Figure scripts:
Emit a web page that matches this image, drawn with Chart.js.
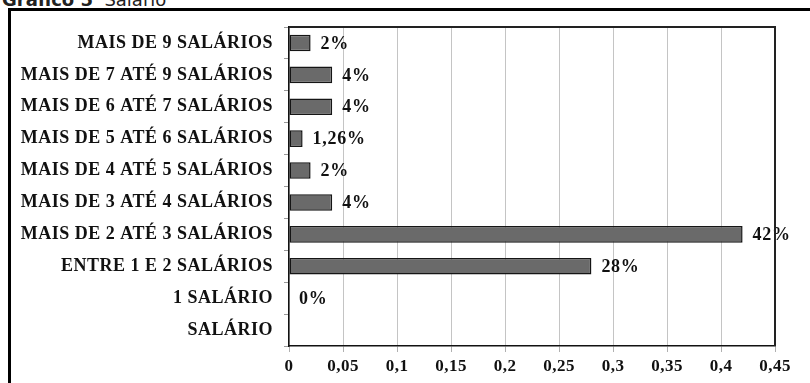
<!DOCTYPE html>
<html lang="pt">
<head>
<meta charset="utf-8">
<title>Gráfico 5 - Salário</title>
<script src="https://cdn.jsdelivr.net/npm/chart.js@4/dist/chart.umd.min.js"></script>
<style>
  html, body { margin: 0; padding: 0; background: #fff; overflow: hidden; }
  #stage { position: relative; width: 810px; height: 383px; overflow: hidden; }
  #caption {
    position: absolute; left: 2px; top: -9px; line-height: 18px;
    font-family: "DejaVu Sans", Verdana, sans-serif; font-size: 18px; color: #222;
    white-space: pre;
  }
  #caption b { font-weight: bold; }
  #frame {
    position: absolute; left: 8px; top: 8px; width: 900px; height: 500px;
    border: 3px solid #000; pointer-events: none;
  }
  canvas { position: absolute; left: 0; top: 0; }
</style>
</head>
<body>
<div id="stage">
  <div id="caption"><b>Gráfico 5</b>  Salário</div>
  <div id="frame"></div>
  <canvas id="chart" width="810" height="383"></canvas>
</div>
<script>
// Salary bands, top to bottom
const categories = [
  'MAIS DE 9 SALÁRIOS',
  'MAIS DE 7 ATÉ 9 SALÁRIOS',
  'MAIS DE 6 ATÉ 7 SALÁRIOS',
  'MAIS DE 5 ATÉ 6 SALÁRIOS',
  'MAIS DE 4 ATÉ 5 SALÁRIOS',
  'MAIS DE 3 ATÉ 4 SALÁRIOS',
  'MAIS DE 2 ATÉ 3 SALÁRIOS',
  'ENTRE 1 E 2 SALÁRIOS',
  '1 SALÁRIO',
  'SALÁRIO'
];

// Share of respondents in each band (null = no answer shown)
const shares = [0.02, 0.04, 0.04, 0.0126, 0.02, 0.04, 0.42, 0.28, 0, null];

// Horizontal axis
const axisMax = 0.45;
const axisStep = 0.05;
const tickLabels = ['0', '0,05', '0,1', '0,15', '0,2', '0,25', '0,3', '0,35', '0,4', '0,45'];

const serif = '"Liberation Serif", "Times New Roman", serif';

function pctText(v) {
  const n = parseFloat((v * 100).toFixed(2));
  return String(n).replace('.', ',') + '%';
}

// Slightly open letter spacing for all axis text
const wideText = {
  id: 'wideText',
  beforeDraw(chart) {
    if ('letterSpacing' in chart.ctx) chart.ctx.letterSpacing = '0.5px';
  }
};

// Value labels to the right of each bar
const valueLabels = {
  id: 'valueLabels',
  afterDatasetsDraw(chart) {
    const ctx = chart.ctx;
    const meta = chart.getDatasetMeta(0);
    ctx.save();
    if ('letterSpacing' in ctx) ctx.letterSpacing = '0.7px';
    ctx.font = 'bold 18px ' + serif;
    ctx.fillStyle = '#111';
    ctx.textAlign = 'left';
    ctx.textBaseline = 'middle';
    meta.data.forEach((bar, i) => {
      const v = shares[i];
      if (v === null || v === undefined) return;
      ctx.fillText(pctText(v), bar.x + 10, bar.y + 1);
    });
    ctx.restore();
  }
};

// Dark outline around the plotting area
const plotFrame = {
  id: 'plotFrame',
  afterDraw(chart) {
    const a = chart.chartArea;
    const ctx = chart.ctx;
    ctx.save();
    ctx.strokeStyle = '#222';
    ctx.lineWidth = 2;
    ctx.beginPath();
    ctx.moveTo(a.left, a.top);
    ctx.lineTo(a.right, a.top);
    ctx.lineTo(a.right, a.bottom);
    ctx.stroke();
    ctx.restore();
  }
};

new Chart(document.getElementById('chart'), {
  type: 'bar',
  data: {
    labels: categories,
    datasets: [{
      data: shares,
      backgroundColor: '#6a6a6a',
      borderColor: '#151515',
      borderWidth: 1.5,
      borderSkipped: false,
      barPercentage: 0.52,
      categoryPercentage: 1.0
    }]
  },
  options: {
    indexAxis: 'y',
    responsive: false,
    animation: false,
    layout: { padding: { left: 0, top: 27, right: 35, bottom: 0 } },
    plugins: {
      legend: { display: false },
      tooltip: { enabled: false }
    },
    scales: {
      x: {
        min: 0,
        max: axisMax,
        ticks: {
          stepSize: axisStep,
          padding: 4,
          color: '#111',
          font: { family: serif, size: 17, weight: 'bold' },
          maxRotation: 0,
          callback: (value, index) => tickLabels[index]
        },
        grid: { color: '#c4c4c4', lineWidth: 1, tickLength: 6, tickColor: '#b0b0b0' },
        border: { color: '#111', width: 1.5 },
        afterFit(scale) { scale.height = 37; }
      },
      y: {
        ticks: {
          padding: 11,
          color: '#111',
          font: { family: serif, size: 18, weight: 'bold' }
        },
        grid: { drawOnChartArea: false, tickLength: 5, color: '#999' },
        border: { color: '#111', width: 1.5 },
        afterFit(scale) { scale.width = 289; }
      }
    }
  },
  plugins: [wideText, valueLabels, plotFrame]
});
</script>
</body>
</html>
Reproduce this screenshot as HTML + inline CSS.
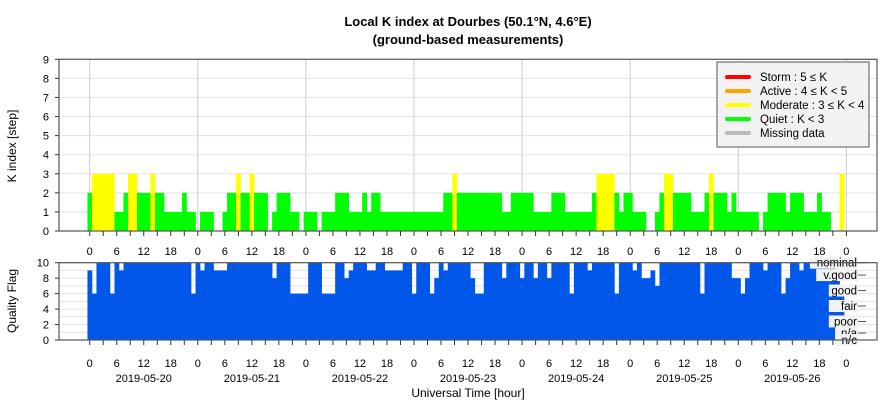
<!DOCTYPE html>
<html><head><meta charset="utf-8"><style>
body{margin:0;background:#fff;}
svg{display:block;font-family:"Liberation Sans",sans-serif;}
</style></head><body>
<svg id="chart" width="886" height="400" viewBox="0 0 886 400" xmlns="http://www.w3.org/2000/svg">
<rect width="886" height="400" fill="#fff"/>
<text x="468" y="26" text-anchor="middle" font-size="13" font-weight="bold">Local K index at Dourbes (50.1°N, 4.6°E)</text>
<text x="468" y="44" text-anchor="middle" font-size="13" font-weight="bold">(ground-based measurements)</text>
<g id="topPanel"></g>
<g id="botPanel"></g>
<text transform="translate(16,146) rotate(-90)" text-anchor="middle" font-size="12">K index [step]</text>
<text transform="translate(16,301) rotate(-90)" text-anchor="middle" font-size="12">Quality Flag</text>
<text x="468" y="397" text-anchor="middle" font-size="12">Universal Time [hour]</text>
<g>
<rect x="717" y="62" width="152" height="85" fill="#f2f2f2" stroke="#555" stroke-width="1"/>
<line x1="727" y1="77" x2="749" y2="77" stroke="#ff0000" stroke-width="4" stroke-linecap="round"/>
<text x="760" y="81" font-size="11.5">Storm : 5 ≤ K</text>
<line x1="727" y1="91" x2="749" y2="91" stroke="#ffa500" stroke-width="4" stroke-linecap="round"/>
<text x="760" y="95" font-size="11.5">Active : 4 ≤ K &lt; 5</text>
<line x1="727" y1="105" x2="749" y2="105" stroke="#ffff00" stroke-width="4" stroke-linecap="round"/>
<text x="760" y="109" font-size="11.5">Moderate : 3 ≤ K &lt; 4</text>
<line x1="727" y1="119" x2="749" y2="119" stroke="#00ff00" stroke-width="4" stroke-linecap="round"/>
<text x="760" y="123" font-size="11.5">Quiet : K &lt; 3</text>
<line x1="727" y1="133" x2="749" y2="133" stroke="#bbbbbb" stroke-width="4" stroke-linecap="round"/>
<text x="760" y="137" font-size="11.5">Missing data</text>
</g>
</svg>
<script>
const kValues=[2,3,3,3,3,3,1,1,2,3,3,2,2,2,3,2,2,1,1,1,1,2,1,1,
0,1,1,1,0,0,1,2,2,3,2,2,3,2,2,2,0,1,2,2,2,1,1,0,
1,1,1,0,1,1,1,2,2,2,1,1,1,2,1,2,2,1,1,1,1,1,1,1,
1,1,1,1,1,1,1,2,2,3,2,2,2,2,2,2,2,2,2,2,1,1,2,2,
2,2,2,1,1,1,1,2,2,2,1,1,1,1,1,1,2,3,3,3,3,2,1,2,
2,1,1,1,0,0,1,2,3,3,2,2,2,2,1,1,1,2,3,2,2,2,1,2,
1,1,1,1,1,0,1,2,2,2,2,1,2,2,2,1,1,1,2,1,1,0,0,3];
const qualityValues=[9,6,10,10,10,6,10,9,10,10,10,10,10,10,10,10,10,10,10,10,10,10,10,6,
10,9,10,10,9,9,9,10,10,10,10,10,10,10,10,10,10,8,10,10,10,6,6,6,
6,10,10,10,6,6,6,10,10,8,9,10,10,10,9,9,10,10,9,9,9,9,10,10,
6,10,10,10,6,8,10,9,10,10,10,10,10,8,6,6,10,10,10,10,8,10,10,10,
8,10,10,8,10,10,8,10,10,10,10,6,10,10,10,9,10,10,10,10,10,6,10,10,
10,9,10,8,8,9,7,10,10,10,10,10,10,10,10,10,6,10,10,10,10,10,10,8,
8,6,8,10,10,10,9,10,10,10,6,8,10,10,9,10,10,10,10,10,10,9.5,8,7];
const dayLabels=["2019-05-20","2019-05-21","2019-05-22","2019-05-23","2019-05-24","2019-05-25","2019-05-26"];
const hourTickLabels=["0","6","12","18"];
const kTicks=[0,1,2,3,4,5,6,7,8,9];
const qTicks=[0,2,4,6,8,10];
const qualityNames=["nominal","v.good","good","fair","poor","n/a","n/c"];
const qualityNameLevels=[10,8.4,6.4,4.4,2.4,0.9,0];

const NS="http://www.w3.org/2000/svg";
const X0=89.7,HW=4.504,PL=59,PR=877;
const TT=59.3,TB=231,BT=262.7,BB=340;
const xs=h=>X0+h*HW;
const yk=v=>TB-(TB-TT)*v/9;
const yq=v=>BB-(BB-BT)*v/10;
function mk(tag,attrs,parent){const e=document.createElementNS(NS,tag);for(const k in attrs)e.setAttribute(k,attrs[k]);parent.appendChild(e);return e;}
const topG=document.getElementById('topPanel'),botG=document.getElementById('botPanel');
kTicks.forEach(v=>{const g=mk('line',{x1:PL,x2:PR,y1:yk(v),y2:yk(v),stroke:'#e3e3e3','stroke-width':1},topG);


const t=mk('text',{x:PL-10,y:yk(v)+4,'text-anchor':'end','font-size':11},topG);t.textContent=v;


mk('line',{x1:PL-4,x2:PL,y1:yk(v),y2:yk(v),stroke:'#333'},topG);});
for(let d=0;d<=7;d++){const g=mk('line',{x1:xs(d*24),x2:xs(d*24),y1:TT,y2:TB,stroke:'#cccccc'},topG);

}
kValues.forEach((v,i)=>{if(v<=0)return;
const c=v>=5?'#ff0000':v>=4?'#ffa500':v>=3?'#ffff00':'#00ff00';
const r=mk('rect',{x:xs(i-0.5),y:yk(v),width:HW+0.3,height:TB-yk(v),fill:c},topG);

});
mk('rect',{x:PL,y:TT,width:PR-PL,height:TB-TT,fill:'none',stroke:'#555','stroke-width':1.2},topG);
for(let h=0;h<=168;h+=3){mk('line',{x1:xs(h),x2:xs(h),y1:TB,y2:TB+5,stroke:'#333'},topG);
mk('line',{x1:xs(h),x2:xs(h),y1:BB,y2:BB+5,stroke:'#333'},botG);
if(h%6===0){const lab=hourTickLabels[(h/6)%4];
const t=mk('text',{x:xs(h),y:255,'text-anchor':'middle','font-size':11},topG);t.textContent=lab;


const t2=mk('text',{x:xs(h),y:367,'text-anchor':'middle','font-size':11},botG);t2.textContent=lab;

}}
dayLabels.forEach((d,i)=>{const t=mk('text',{x:xs(i*24+12),y:382,'text-anchor':'middle','font-size':11},botG);t.textContent=d;

});
for(let v=0;v<=10;v++){mk('line',{x1:PL,x2:PR,y1:yq(v),y2:yq(v),stroke:'#e3e3e3'},botG);}
qTicks.forEach(v=>{const t=mk('text',{x:PL-10,y:yq(v)+4,'text-anchor':'end','font-size':11},botG);t.textContent=v;


mk('line',{x1:PL-4,x2:PL,y1:yq(v),y2:yq(v),stroke:'#333'},botG);});
qualityValues.forEach((v,i)=>{const r=mk('rect',{x:xs(i-0.5),y:yq(v),width:HW+0.3,height:BB-yq(v),fill:'#0057e9'},botG);

});
qualityNames.forEach((n,i)=>{const y=yq(qualityNameLevels[i]);
const w=n.length*6.3+4;
mk('rect',{x:858-w,y:y-6,width:w,height:12,fill:'#f2f2f2'},botG);
const t=mk('text',{x:857,y:y+4,'text-anchor':'end','font-size':11.5},botG);t.textContent=n;


mk('line',{x1:858,x2:866,y1:y,y2:y,stroke:'#555'},botG);});
mk('rect',{x:PL,y:BT,width:PR-PL,height:BB-BT,fill:'none',stroke:'#555','stroke-width':1.2},botG);
</script>
</body></html>
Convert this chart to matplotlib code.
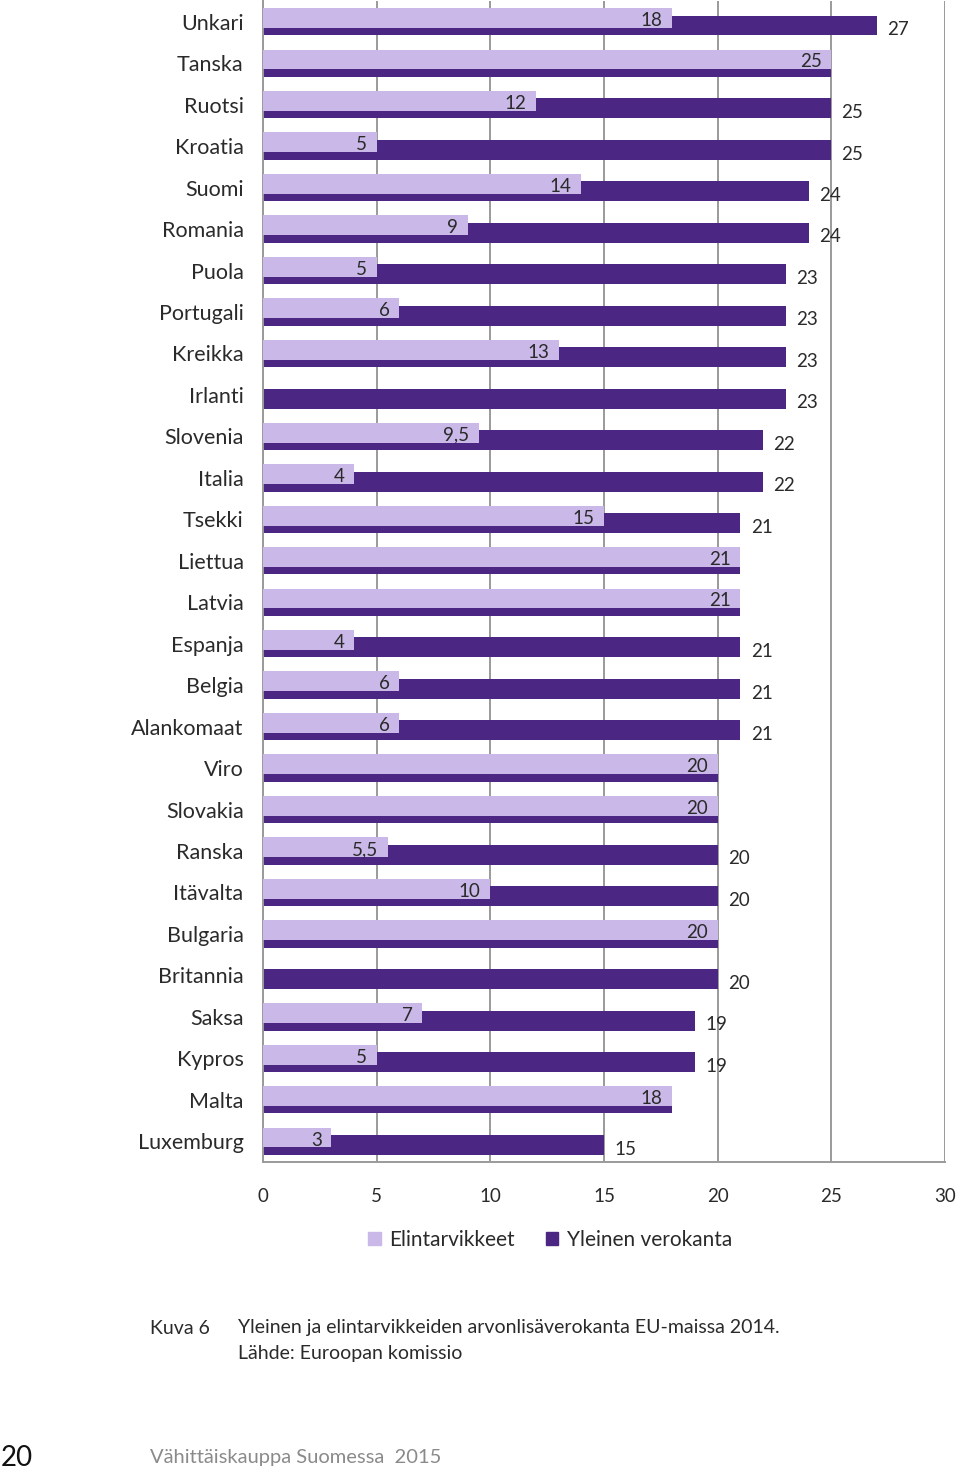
import numpy as np
import matplotlib
matplotlib.use('Agg')
import matplotlib.pyplot as plt

plt.rcParams['font.family'] = ['Lato', 'DejaVu Sans']

countries = ['Unkari', 'Tanska', 'Ruotsi', 'Kroatia', 'Suomi', 'Romania', 'Puola',
             'Portugali', 'Kreikka', 'Irlanti', 'Slovenia', 'Italia', 'Tsekki',
             'Liettua', 'Latvia', 'Espanja', 'Belgia', 'Alankomaat', 'Viro',
             'Slovakia', 'Ranska', 'Itävalta', 'Bulgaria', 'Britannia', 'Saksa',
             'Kypros', 'Malta', 'Luxemburg']
food = [18, 25, 12, 5, 14, 9, 5, 6, 13, 0, 9.5, 4, 15, 21, 21, 4, 6, 6, 20,
        20, 5.5, 10, 20, 0, 7, 5, 18, 3]
general = [27, 25, 25, 25, 24, 24, 23, 23, 23, 23, 22, 22, 21, 21, 21, 21, 21,
           21, 20, 20, 20, 20, 20, 20, 19, 19, 18, 15]
xticks = [0, 5, 10, 15, 20, 25, 30]

light = '#c9b8e8'
dark = '#4b2683'
grid_c = '#9a9a9a'
txt = '#2a2a2a'


def fmt(v):
    return ('%g' % v).replace('.', ',')


fig = plt.figure(figsize=(9.6, 14.76), dpi=100)
ax = fig.add_axes([263 / 960, 1 - 1162 / 1476, 682 / 960, 1161 / 1476])

y = np.arange(len(countries))
h = 0.48
off = 0.09
ax.barh(y + off, general, height=h, color=dark, zorder=2)
ax.barh(y - off, food, height=h, color=light, zorder=3)

for i in range(len(countries)):
    if food[i] > 0:
        ax.text(food[i] - 0.42, y[i] - off + 0.06, fmt(food[i]), ha='right',
                va='center', fontsize=13.5, color=txt, zorder=4)
    if general[i] != food[i]:
        ax.text(general[i] + 0.45, y[i] + off + 0.1, fmt(general[i]),
                ha='left', va='center', fontsize=13.5, color=txt, zorder=4)

ax.set_xlim(0, 30)
ax.set_ylim(len(countries) - 0.5, -0.5)
ax.set_xticks(xticks)
ax.set_xticklabels([str(t) for t in xticks], fontsize=13.5, color=txt)
ax.set_yticks(y)
ax.set_yticklabels(countries, fontsize=15.5, color=txt)
ax.tick_params(axis='x', length=0, pad=19)
ax.tick_params(axis='y', length=0, pad=14)
ax.xaxis.grid(True, color=grid_c, linewidth=1.4, zorder=0)
ax.set_axisbelow(True)
for s in ['top', 'right']:
    ax.spines[s].set_visible(False)
for s in ['left', 'bottom']:
    ax.spines[s].set_color(grid_c)
    ax.spines[s].set_linewidth(1.4)

handles = [plt.Rectangle((0, 0), 1, 1, color=light),
           plt.Rectangle((0, 0), 1, 1, color=dark)]
fig.legend(handles, ['Elintarvikkeet', 'Yleinen verokanta'], loc='center',
           bbox_to_anchor=(550 / 960, 1 - 1240 / 1476), ncol=2, frameon=False,
           fontsize=15, handlelength=0.6, handleheight=0.6, handletextpad=0.4,
           columnspacing=1.5, labelcolor=txt)

fig.text(150 / 960, 1 - 1328 / 1476, 'Kuva 6', fontsize=14, va='center',
         color=txt)
fig.text(238 / 960, 1 - 1328 / 1476,
         'Yleinen ja elintarvikkeiden arvonlisäverokanta EU-maissa 2014.',
         fontsize=14, va='center', color=txt)
fig.text(238 / 960, 1 - 1353 / 1476, 'Lähde: Euroopan komissio', fontsize=14,
         va='center', color=txt)
fig.text(1 / 960, 1 - 1458 / 1476, '20', fontsize=20, va='center',
         color='#111111')
fig.text(150 / 960, 1 - 1458 / 1476, 'Vähittäiskauppa Suomessa  2015',
         fontsize=14.5, va='center', color='#8a8a8a')

fig.savefig('out.png', dpi=100)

> AIM OF THE EXERCISE
Reproduce nothing but the lines from the one with "Convert this chart to matplotlib code." to the one with "plt.rcParams['font.family'] = ['Lato', 'DejaVu", both lines included, and keep every picture out of the copy.

> THE COMPLETED TASK
Convert this chart to matplotlib code.
import numpy as np
import matplotlib
matplotlib.use('Agg')
import matplotlib.pyplot as plt

plt.rcParams['font.family'] = ['Lato', 'DejaVu Sans']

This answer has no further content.